I got my first baking job through a friend of a friend of a friend and lost it a month or so later. I had no experience as a baker, no training, but I got lucky: The restaurant, the long-gone Soho Charcuterie, needed an extra pair of hands when my name came up. I was hired on the spot and given two specific jobs to do each day: make 100 chocolate cookies and bake a few chocolate cakes with whiskey and raisins. As both of the house specialties were similar to recipes I’d made at home, all went well. And then, one day, I had what I thought was a good idea. Without telling anyone, I made the cake with a few changes: I substituted Armagnac for the whiskey, pecans for the almonds, and prunes, not everyone’s favorite fruit, for the raisins. That’s when I was fired for “creative insubordination.” If I’d been less defeated, I might have seen that the real reason I was fired was that I was caught being myself.
Ever since I began baking at home, I’ve been a fiddler. My husband calls me a what-iffer: No sooner do I make something than I ask, “What if?” What if instead of rolling out the cookie dough, I scoop it? What if instead of scooping it, I shape it into a log and make slice-and-bake cookies? What if I just press the whole kit and caboodle into a pan and make one big cookie? The questions keep coming, and I keep tinkering to see what the answers can be.
When I started writing cookbooks, I thought I’d have to stop noodling. I was certain that, unlike the “Choose Your Own Adventure” books my son loved as a child, my recipes should have only one sure path. But before my first manuscript was complete, I felt compelled to add what I called “playing around” suggestions to all the recipes that I’d privately what-iffed. In the world of baking, where the craft is so often described as “precise” or “scientific,” it was fun to leap beyond the expected and to encourage others to do the same.
For sure, there are rules in baking — fewer dos than don’ts and some math. You shouldn’t change the proportions of liquid to dry ingredients or veer off course when it comes to how much fat you use. You mustn’t alter the amount of leavening in a recipe — each teaspoonful has only so much puff power. You can’t substitute flours willy-nilly, and you should stick to the order in which ingredients are mixed together.

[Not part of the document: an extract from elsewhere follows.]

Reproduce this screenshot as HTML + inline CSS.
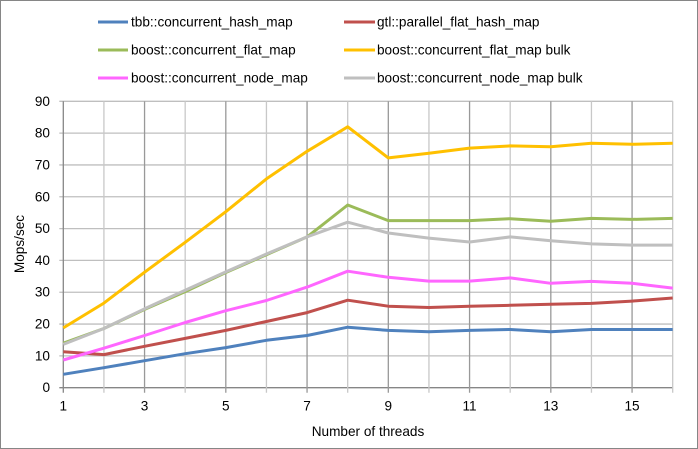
<!DOCTYPE html>
<html><head><meta charset="utf-8"><style>
body{margin:0;background:#fff}
svg{display:block;font-family:"Liberation Sans",sans-serif}
</style></head><body>
<svg id="s" width="698" height="449" xmlns="http://www.w3.org/2000/svg">
<rect x="0.5" y="0.5" width="697" height="448" fill="#fff" stroke="#868686"/>
<g id="grid"></g>
<g id="lines" fill="none" stroke-width="3" stroke-linejoin="round"></g>
<g font-size="13.6" fill="#000">
<line x1="98" y1="22" x2="128" y2="22" stroke="#4f81bd" stroke-width="3"/><text x="131" y="26.5">tbb::concurrent_hash_map</text>
<line x1="344" y1="22" x2="375" y2="22" stroke="#c0504d" stroke-width="3"/><text x="377" y="26.5">gtl::parallel_flat_hash_map</text>
<line x1="98" y1="50" x2="128" y2="50" stroke="#9bbb59" stroke-width="3"/><text x="131" y="54.5">boost::concurrent_flat_map</text>
<line x1="344" y1="50" x2="375" y2="50" stroke="#ffc000" stroke-width="3"/><text x="377" y="54.5">boost::concurrent_flat_map bulk</text>
<line x1="98" y1="78" x2="128" y2="78" stroke="#ff66ff" stroke-width="3"/><text x="131" y="82.5">boost::concurrent_node_map</text>
<line x1="344" y1="78" x2="375" y2="78" stroke="#bfbfbf" stroke-width="3"/><text x="377" y="82.5">boost::concurrent_node_map bulk</text>
<text x="368" y="436" text-anchor="middle">Number of threads</text>
<text transform="translate(24,244) rotate(-90)" text-anchor="middle">Mops/sec</text>
</g>
<g id="ticks" font-size="13.6"></g>
</svg>
<script>
var L=63.3,R=672.7,T=101.3,B=387.7,dx=(R-L)/15,dy=(B-T)/90;
var g=document.getElementById('grid'),tk=document.getElementById('ticks'),ln=document.getElementById('lines');
var h='',t='';
for(var v=0;v<=90;v+=10){var y=B-v*dy;h+='<line x1="'+(L-4)+'" x2="'+R+'" y1="'+y+'" y2="'+y+'" stroke="'+(v==0?'#868686':'#bfbfbf')+'" stroke-width="1.3"/>';t+='<text x="50" y="'+(y+4.5)+'" text-anchor="end">'+v+'</text>';}
for(var i=1;i<=16;i++){var x=L+(i-1)*dx;h+='<line x1="'+x+'" x2="'+x+'" y1="'+T+'" y2="'+(B+5)+'" stroke="'+(i==1?'#868686':(i%2?'#999':'#c8c8c8'))+'" stroke-width="1.3"/>';if(i%2)t+='<text x="'+x+'" y="'+(B+23)+'" text-anchor="middle">'+i+'</text>';}
g.innerHTML=h;tk.innerHTML=t;
var D=[
['#4f81bd',[4.2,6.3,8.5,10.7,12.6,14.9,16.4,19,18,17.6,18,18.3,17.6,18.3,18.3,18.3]],
['#c0504d',[11.3,10.4,13,15.5,18,20.8,23.6,27.5,25.6,25.2,25.6,25.9,26.2,26.5,27.2,28.2]],
['#9bbb59',[14,18.6,24.6,30.2,36.2,41.8,47.4,57.4,52.5,52.5,52.5,53.1,52.3,53.2,52.9,53.2]],
['#ffc000',[18.8,26.6,36.3,45.7,55.3,65.6,74.3,82,72.2,73.7,75.3,76,75.7,76.8,76.5,76.8]],
['#ff66ff',[8.7,12.4,16.4,20.5,24.2,27.4,31.6,36.6,34.7,33.5,33.5,34.5,32.8,33.4,32.8,31.3]],
['#bfbfbf',[13.6,18.6,24.8,30.6,36.4,42,47.4,52,48.6,47,45.8,47.4,46.2,45.2,44.8,44.8]]];
var s='';D.forEach(function(d){var p=d[1].map(function(v,i){return (L+i*dx).toFixed(1)+','+(B-v*dy).toFixed(1)}).join(' ');s+='<polyline stroke="'+d[0]+'" points="'+p+'"/>';});
ln.innerHTML=s;
</script>
</body></html>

But sometimes the taste, the texture and the look of a recipe are up for insurrection. It’s easy to change a spice or add, banish or go heavy or light with nuts, chips, bits, nibs or dried fruit. Mixing up the brown and white sugars in a cookie can change its crispiness or chew. Recipes for layer cakes can be multiplied to make towers or rejiggered to become sheet cakes. Muffins can sometimes become loaf cakes.

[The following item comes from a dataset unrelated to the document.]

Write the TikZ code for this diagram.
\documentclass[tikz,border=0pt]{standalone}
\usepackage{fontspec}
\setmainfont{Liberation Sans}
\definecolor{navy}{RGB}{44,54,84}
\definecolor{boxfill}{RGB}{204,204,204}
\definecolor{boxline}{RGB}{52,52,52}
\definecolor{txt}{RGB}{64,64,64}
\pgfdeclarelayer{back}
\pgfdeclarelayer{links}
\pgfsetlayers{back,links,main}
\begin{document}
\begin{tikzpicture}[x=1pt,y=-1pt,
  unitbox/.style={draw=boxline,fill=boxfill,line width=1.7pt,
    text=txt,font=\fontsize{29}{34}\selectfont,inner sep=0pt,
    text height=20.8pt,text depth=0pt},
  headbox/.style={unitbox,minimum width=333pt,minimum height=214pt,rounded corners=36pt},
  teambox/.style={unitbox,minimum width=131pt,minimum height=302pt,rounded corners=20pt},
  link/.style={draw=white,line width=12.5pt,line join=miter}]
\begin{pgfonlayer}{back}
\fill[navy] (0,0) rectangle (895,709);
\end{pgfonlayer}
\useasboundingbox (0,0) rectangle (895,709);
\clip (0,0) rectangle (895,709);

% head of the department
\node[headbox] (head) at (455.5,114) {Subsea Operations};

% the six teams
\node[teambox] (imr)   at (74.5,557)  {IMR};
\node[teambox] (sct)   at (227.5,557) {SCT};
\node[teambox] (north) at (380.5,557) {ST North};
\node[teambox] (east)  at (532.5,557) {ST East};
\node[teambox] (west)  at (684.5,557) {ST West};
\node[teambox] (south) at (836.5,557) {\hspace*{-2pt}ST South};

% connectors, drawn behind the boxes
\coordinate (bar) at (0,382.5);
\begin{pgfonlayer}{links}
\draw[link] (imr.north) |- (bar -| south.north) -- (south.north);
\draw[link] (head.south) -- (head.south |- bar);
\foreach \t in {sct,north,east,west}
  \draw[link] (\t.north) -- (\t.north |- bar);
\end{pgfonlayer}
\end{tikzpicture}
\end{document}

While not all recipes can be played with, others, like the Eton mess, can taunt a baker with possibilities. If the deadline for my latest book, “Everyday Dorie,” hadn’t loomed, I might still be playing around with that one. The mess, a traditional British dessert — its name comes from its having been served at Eton College, the boys’ boarding school — is composed of meringue, strawberries and whipped cream. I made the dessert conventionally for a while, and then, when rhubarb turned up alongside strawberries in the market, I cooked the two into a compote, and it proved a good companion to the other stalwarts. Oh, and as long as I was fiddling, I folded some speculoos-type spice cookies into the meringue before I spread the marshmallowy whites out on a baking sheet to dry in the oven’s low heat. At last, I had an Eton mess I loved enough to include in my book, but I couldn’t turn the page.

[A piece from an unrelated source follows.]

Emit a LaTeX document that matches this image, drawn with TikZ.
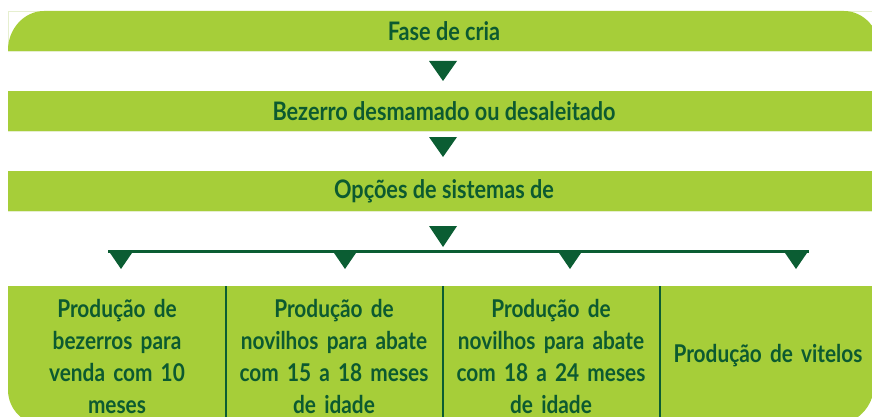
\documentclass[tikz,border=0pt]{standalone}
\usepackage{fontspec}
\setmainfont[FakeStretch=0.85]{Lato}
\definecolor{barg}{HTML}{A6CE39}
\definecolor{dkg}{HTML}{0B5D33}
\definecolor{txtg}{HTML}{0C5A30}
\definecolor{pale}{HTML}{E6EFCF}
\tikzset{
  bartext/.style={text=txtg,font=\fontsize{25.5}{32}\selectfont\bfseries,inner sep=0pt,anchor=center},
  coltext/.style={text=txtg,font=\fontsize{24.5}{32}\selectfont\bfseries,inner sep=0pt,anchor=center,align=center,text width=210pt},
  tri/.style={fill=dkg},
  divline/.style={draw=dkg,line width=1.2pt},
}
\begin{document}
\begin{tikzpicture}[x=1pt,y=-1pt]
\useasboundingbox (0,0) rectangle (872,417);
\begin{scope}
\clip (0,0) rectangle (872,417);
% faint outlines
\draw[pale,line width=0.8pt] (8,11) rectangle (880,51);
\draw[pale,line width=0.8pt] (8,91) rectangle (880,131);
\draw[pale,line width=0.8pt] (8,171) rectangle (880,211);
% bar 1 with rounded top corners
\fill[barg] (8,51) -- (8,50) .. controls (8,28.9) and (24.1,11) .. (44,11)
  -- (844,11) .. controls (863.9,11) and (880,28.9) .. (880,51) -- cycle;
\fill[barg] (8,91) rectangle (880,131);
\fill[barg] (8,171) rectangle (880,211);
% bottom box
\fill[barg] (8,286) -- (874,286) -- (874,385) .. controls (874,407) and (856,425) .. (834,425)
  -- (43,425) .. controls (23.7,425) and (8,409.3) .. (8,390) -- cycle;
\draw[divline] (226,286) -- (226,417);
\draw[divline] (443,286) -- (443,417);
\draw[divline] (660,286) -- (660,417);
\end{scope}
% texts
\node[bartext] (b1) at (444,31) {Fase de cria};
\node[bartext] (b2) at (444,111) {Bezerro desmamado ou desaleitado};
\node[bartext] (b3) at (444,191) {Opções de sistemas de};
\node[coltext] (c1) at (117,356) {Produção de\\bezerros para\\venda com 10\\meses};
\node[coltext] (c2) at (334,356) {Produção de\\novilhos para abate\\com 15 a 18 meses\\de idade};
\node[coltext] (c3) at (551,356) {Produção de\\novilhos para abate\\com 18 a 24 meses\\de idade};
\node[coltext] (c4) at (768,356) {Produção de vitelos};
% big triangles
\fill[tri] (429,61) -- (457,61) -- (443,81) -- cycle;
\fill[tri] (429,137) -- (457,137) -- (443,157) -- cycle;
\fill[tri] (429,226) -- (457,226) -- (443,247) -- cycle;
% distribution line
\coordinate (l0) at (108,251);
\coordinate (l1) at (809,251);
\draw[dkg,line width=3pt] (l0) -- (l1);
\foreach \cx in {121,345,570,796}{
  \fill[tri] (\cx-13,250) -- (\cx+13,250) -- (\cx,269) -- cycle;
}
\end{tikzpicture}
\end{document}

The idea that this typically warm-weather dessert might be good for Thanksgiving or even Christmas had grabbed my imagination, and soon I was back in the kitchen. What I ended up with is a fall-into-winter rendition. I kept the meringue and the whipped cream — it couldn’t be a mess without them — but I added a quickly made cranberry jam, flavored with orange juice and minced ginger, and a lemon curd with pucker. A few fresh raspberries too. It’s light enough to be the final indulgence in a copious feast, but that’s an aside. It’s a triumph because of the counterpoints: sharp against sweet; crunch against creamy; rich against lean; tart against soothing. And its colors. And its lack of pretensions — it’s beautiful, but not fussy.
My deadline came and went. My book is out in the world, and the chance to add anything has passed. But I still think about the Eton mess. What if, when summer comes, I make the mess with peaches? And blueberries? And maybe verbena? What if? What if?